You don't need to have classical musical training to appreciate the power and the beauty of this composition (which is not just for Christmas).
I was always drawn toward Handel’s Messiah, but it was the frenetic energy of the Les Musiciens du Louvre version conducted by Marc Minkowski—paired with footage of gamblers, inmates, and various social misfits in the strange but compelling 1999 documentary Messiah—that sealed the deal. In recent years, I’ve been listening to the oratorio year-round. I play it in our home, in our Honda, in my headphones—enough that it’s become a sort of running joke with my wife.
I can’t justify my love for Handel with any classical musical training; aside from nervously scratching at a single cello string and incoherently slapping a piano as a hopeless young music student, I have none. I also can’t lean on any deep musical knowledge; there are many great (and maybe greater) works I’ve never heard, and probably never will. I can only say that I love music that conveys great truths with great gusto—and I believe that Handel’s Messiah does that, and does it exceptionally well.
If you haven’t listened to Handel’s Messiah (or listened to it much), here are 12 reasons to start.
1. It’s beautiful.
Thomas Aquinas argued that something is beautiful when it has three qualities: wholeness, harmony, and radiance. Handel’s Messiah has all three. It has wholeness: the entire work is ultimately about one thing (the Messiah). It has harmony: all of its complementary elements fit together. And it has radiance: a splendor and a kind of shining magnificence. If you like beautiful music, you’ll like Messiah.
2. Yet it can get dark.
The oratorio is probably most well-known for its climactic “Hallelujah” chorus and its association with the Christmas season (see 9 and 10 below). But that structural harmony balances a joy and exuberance with dire prophetic warnings (“But Who May Abide”) and moments of great anguish and sorrow (e.g., “He Was Despised”).
3. It was controversial when it was released.

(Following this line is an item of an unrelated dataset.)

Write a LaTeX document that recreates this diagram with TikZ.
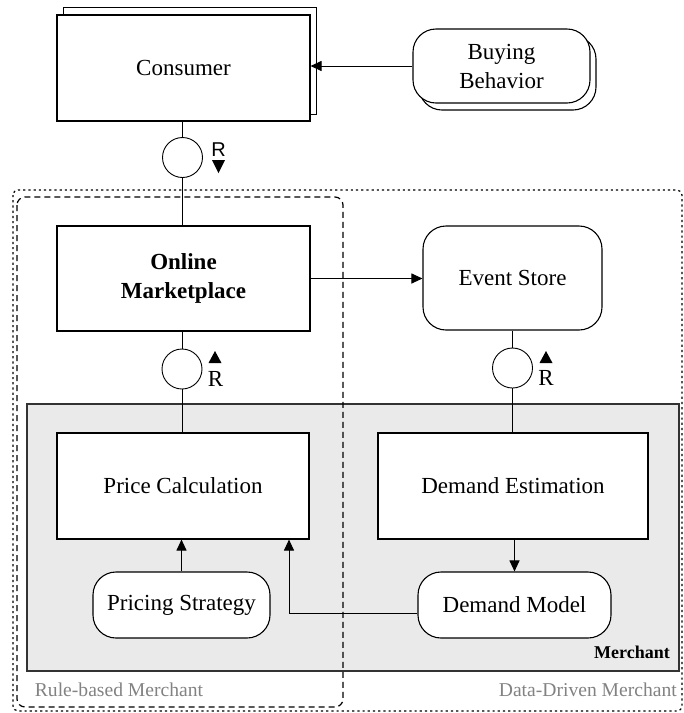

To postmodern ears, there is nothing daring or dangerous about Handel’s Messiah. But the premiere in Ireland in 1742 and later performances in England the following year caused great controversy for bringing an exalted sacred work into the coarse secular space of the theater (as well as for joining a cathedral choir with a soloist embroiled in public moral scandal). In Ireland, Jonathan Swift, author of Gulliver’s Travels and then-dean of Saint Patrick’s, initially threatened to forbid cathedral singers from participating, and in England, Handel changed the “blasphemous” title to “A New Sacred Oratorio” to diffuse the tension.
4. It was written in English.
So many works of classical music were originally written in a foreign language and only later translated into English. But Messiah was written in English for English speakers—and there’s something unique and engaging about that. Of course, some of the wording, pronunciation, and cadence can still trick our modern (especially American) ears, which is why I would recommend reading and following along with the text. If you do, you can understand, memorize, and (of course) sing along with the original work.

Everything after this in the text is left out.